Politisi dari PDIP, Masinton Pasaribu menegaskan putusan Mahkamah Konstitusi akan berdampak buruk terhadap pelaksanaan pemilu 2024. Masinton mengajak semua orang untuk membayangkan jika lembaga mahkamah konstitusi sebagai penjaga terakhir dari konstitusi justru diisi oleh kelompok sontoloyo.

"Coba dipikirkan jika semua proses pemilu itu dilaksanakan dan timbul sengketa. Sengketa dalam pemilu, baik Pilpres, Pileg dan Pilkada. Sengketa itu kemudian diproses oleh orang yang bukan, yang bayangan kita diisi negarawan, tapi diisi kaum sontoloyo," ucap Masinton kepada VOI Selasa, 24 Oktober.

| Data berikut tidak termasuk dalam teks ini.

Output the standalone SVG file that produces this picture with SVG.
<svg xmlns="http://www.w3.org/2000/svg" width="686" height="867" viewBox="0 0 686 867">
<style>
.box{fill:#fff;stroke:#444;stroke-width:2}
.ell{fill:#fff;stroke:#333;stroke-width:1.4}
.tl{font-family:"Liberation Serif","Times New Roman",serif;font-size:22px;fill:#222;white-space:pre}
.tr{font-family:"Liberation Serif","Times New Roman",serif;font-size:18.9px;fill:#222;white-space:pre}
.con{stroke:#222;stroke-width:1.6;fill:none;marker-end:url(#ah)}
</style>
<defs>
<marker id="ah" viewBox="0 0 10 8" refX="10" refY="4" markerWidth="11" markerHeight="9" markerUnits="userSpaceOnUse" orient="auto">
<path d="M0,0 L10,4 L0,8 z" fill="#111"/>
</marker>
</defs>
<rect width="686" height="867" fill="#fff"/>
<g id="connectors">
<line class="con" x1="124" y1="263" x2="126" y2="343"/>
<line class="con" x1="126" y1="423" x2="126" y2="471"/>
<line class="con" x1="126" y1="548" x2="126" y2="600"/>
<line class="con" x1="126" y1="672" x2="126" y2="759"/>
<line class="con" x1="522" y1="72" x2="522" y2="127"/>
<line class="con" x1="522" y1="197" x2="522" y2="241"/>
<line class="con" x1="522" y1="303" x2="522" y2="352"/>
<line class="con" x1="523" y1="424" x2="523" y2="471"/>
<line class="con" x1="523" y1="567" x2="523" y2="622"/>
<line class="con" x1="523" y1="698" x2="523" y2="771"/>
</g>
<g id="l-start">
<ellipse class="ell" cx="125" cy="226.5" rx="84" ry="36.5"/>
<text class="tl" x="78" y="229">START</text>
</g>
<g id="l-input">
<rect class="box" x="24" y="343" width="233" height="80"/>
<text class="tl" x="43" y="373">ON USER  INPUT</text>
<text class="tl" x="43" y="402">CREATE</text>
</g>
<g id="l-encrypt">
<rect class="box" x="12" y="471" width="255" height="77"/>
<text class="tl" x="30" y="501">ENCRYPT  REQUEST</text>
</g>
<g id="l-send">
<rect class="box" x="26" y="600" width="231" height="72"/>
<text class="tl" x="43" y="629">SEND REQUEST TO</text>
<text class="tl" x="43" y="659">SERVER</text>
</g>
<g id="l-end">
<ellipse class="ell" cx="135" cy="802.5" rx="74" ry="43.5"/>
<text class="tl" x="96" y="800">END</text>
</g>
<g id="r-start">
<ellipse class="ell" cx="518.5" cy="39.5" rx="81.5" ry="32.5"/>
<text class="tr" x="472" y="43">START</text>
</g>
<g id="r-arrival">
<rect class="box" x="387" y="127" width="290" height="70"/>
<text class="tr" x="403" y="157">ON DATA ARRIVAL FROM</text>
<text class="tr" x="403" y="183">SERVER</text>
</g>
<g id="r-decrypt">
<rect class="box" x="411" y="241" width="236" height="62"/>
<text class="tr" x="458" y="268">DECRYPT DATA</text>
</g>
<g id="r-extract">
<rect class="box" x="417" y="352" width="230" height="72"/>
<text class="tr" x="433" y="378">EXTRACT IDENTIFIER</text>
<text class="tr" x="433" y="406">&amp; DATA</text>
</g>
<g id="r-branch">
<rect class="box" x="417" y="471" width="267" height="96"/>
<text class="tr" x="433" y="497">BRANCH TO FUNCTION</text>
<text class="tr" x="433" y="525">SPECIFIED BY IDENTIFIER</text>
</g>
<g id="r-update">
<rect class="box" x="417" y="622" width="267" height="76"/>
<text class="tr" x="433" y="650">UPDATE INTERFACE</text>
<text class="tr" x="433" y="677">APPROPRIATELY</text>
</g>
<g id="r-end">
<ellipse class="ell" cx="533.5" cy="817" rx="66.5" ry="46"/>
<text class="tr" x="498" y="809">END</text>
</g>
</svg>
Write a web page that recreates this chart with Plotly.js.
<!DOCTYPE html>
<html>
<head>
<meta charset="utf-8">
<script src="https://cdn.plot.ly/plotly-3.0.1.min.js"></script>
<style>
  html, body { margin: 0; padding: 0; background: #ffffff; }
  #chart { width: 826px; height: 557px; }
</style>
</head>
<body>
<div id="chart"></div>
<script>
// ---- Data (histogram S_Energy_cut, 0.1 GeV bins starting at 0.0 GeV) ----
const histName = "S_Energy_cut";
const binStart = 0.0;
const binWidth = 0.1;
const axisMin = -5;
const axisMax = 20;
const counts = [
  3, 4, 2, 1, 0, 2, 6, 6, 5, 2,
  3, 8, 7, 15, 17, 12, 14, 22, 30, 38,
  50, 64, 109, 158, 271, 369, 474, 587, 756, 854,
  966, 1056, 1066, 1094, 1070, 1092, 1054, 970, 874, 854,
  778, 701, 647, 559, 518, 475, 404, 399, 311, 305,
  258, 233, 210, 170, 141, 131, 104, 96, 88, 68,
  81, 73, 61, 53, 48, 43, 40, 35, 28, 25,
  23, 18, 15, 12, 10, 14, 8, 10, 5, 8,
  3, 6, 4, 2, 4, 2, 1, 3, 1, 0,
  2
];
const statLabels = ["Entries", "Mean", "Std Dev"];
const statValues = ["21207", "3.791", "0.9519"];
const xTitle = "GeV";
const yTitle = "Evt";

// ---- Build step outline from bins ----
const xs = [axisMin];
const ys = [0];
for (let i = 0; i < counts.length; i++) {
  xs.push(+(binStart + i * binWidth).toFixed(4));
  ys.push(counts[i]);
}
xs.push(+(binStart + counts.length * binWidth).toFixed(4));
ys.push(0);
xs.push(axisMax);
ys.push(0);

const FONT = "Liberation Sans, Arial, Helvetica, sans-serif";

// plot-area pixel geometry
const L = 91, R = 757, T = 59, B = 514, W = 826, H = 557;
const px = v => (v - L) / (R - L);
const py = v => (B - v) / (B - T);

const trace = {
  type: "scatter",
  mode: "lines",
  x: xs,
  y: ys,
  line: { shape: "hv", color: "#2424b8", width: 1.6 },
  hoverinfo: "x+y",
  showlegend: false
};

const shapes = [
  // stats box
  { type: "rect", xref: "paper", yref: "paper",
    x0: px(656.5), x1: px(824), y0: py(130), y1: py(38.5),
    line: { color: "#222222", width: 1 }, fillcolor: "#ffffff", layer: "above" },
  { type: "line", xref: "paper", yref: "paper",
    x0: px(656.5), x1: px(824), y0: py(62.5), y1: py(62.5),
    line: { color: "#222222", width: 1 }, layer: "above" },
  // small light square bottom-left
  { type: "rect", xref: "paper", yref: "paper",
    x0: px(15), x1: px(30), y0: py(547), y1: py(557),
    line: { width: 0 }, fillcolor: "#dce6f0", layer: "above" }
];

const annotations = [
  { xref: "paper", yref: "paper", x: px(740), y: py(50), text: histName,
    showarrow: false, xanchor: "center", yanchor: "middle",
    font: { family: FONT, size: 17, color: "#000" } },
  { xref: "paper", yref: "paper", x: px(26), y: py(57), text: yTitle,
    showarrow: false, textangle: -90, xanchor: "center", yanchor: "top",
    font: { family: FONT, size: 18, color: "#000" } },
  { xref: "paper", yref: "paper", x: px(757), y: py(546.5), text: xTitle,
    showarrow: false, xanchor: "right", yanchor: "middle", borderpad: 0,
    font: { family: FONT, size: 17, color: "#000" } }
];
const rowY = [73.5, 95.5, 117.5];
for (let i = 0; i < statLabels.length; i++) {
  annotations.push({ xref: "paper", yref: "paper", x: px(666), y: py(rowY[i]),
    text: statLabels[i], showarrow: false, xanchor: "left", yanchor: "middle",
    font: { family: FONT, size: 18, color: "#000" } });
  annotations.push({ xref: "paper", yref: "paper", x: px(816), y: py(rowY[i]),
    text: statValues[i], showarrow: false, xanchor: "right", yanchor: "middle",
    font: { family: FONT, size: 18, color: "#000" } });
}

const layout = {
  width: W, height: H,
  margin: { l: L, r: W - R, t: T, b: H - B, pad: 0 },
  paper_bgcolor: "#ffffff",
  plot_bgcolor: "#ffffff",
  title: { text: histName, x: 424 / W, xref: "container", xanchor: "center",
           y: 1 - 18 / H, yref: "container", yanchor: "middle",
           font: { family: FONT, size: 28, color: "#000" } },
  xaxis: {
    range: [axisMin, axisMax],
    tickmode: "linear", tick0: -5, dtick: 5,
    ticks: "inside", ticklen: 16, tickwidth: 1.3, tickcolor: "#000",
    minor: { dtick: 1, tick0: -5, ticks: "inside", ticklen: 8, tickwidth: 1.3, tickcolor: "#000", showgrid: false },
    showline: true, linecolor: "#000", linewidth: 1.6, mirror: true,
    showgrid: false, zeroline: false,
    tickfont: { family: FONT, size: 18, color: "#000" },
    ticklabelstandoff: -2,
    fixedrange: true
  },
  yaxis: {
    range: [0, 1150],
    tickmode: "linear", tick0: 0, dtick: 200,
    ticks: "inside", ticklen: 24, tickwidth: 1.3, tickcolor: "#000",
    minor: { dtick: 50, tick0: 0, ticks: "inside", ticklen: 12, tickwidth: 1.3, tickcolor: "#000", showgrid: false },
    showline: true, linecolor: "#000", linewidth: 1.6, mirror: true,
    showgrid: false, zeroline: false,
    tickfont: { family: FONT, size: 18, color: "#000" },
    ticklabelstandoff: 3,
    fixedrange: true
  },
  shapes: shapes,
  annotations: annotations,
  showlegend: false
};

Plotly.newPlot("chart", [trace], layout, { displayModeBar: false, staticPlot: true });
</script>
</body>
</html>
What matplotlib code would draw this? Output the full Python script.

"Seorang yang berjiwa negarawan akan berpikir mandat konstitusi yang menjadi tanggung jawabnya akan dirawat dan dijaga. Paling tidak dia bisa berpikir amanat reformasi dan demokrasi yang sudah berjalan 25 tahun ini jangan dirusak oleh kepentingan yang sudah telanjang di depan mata," tandasnya soal putusan Mahkamah Konstitusi yang banyak mendapat sorotan.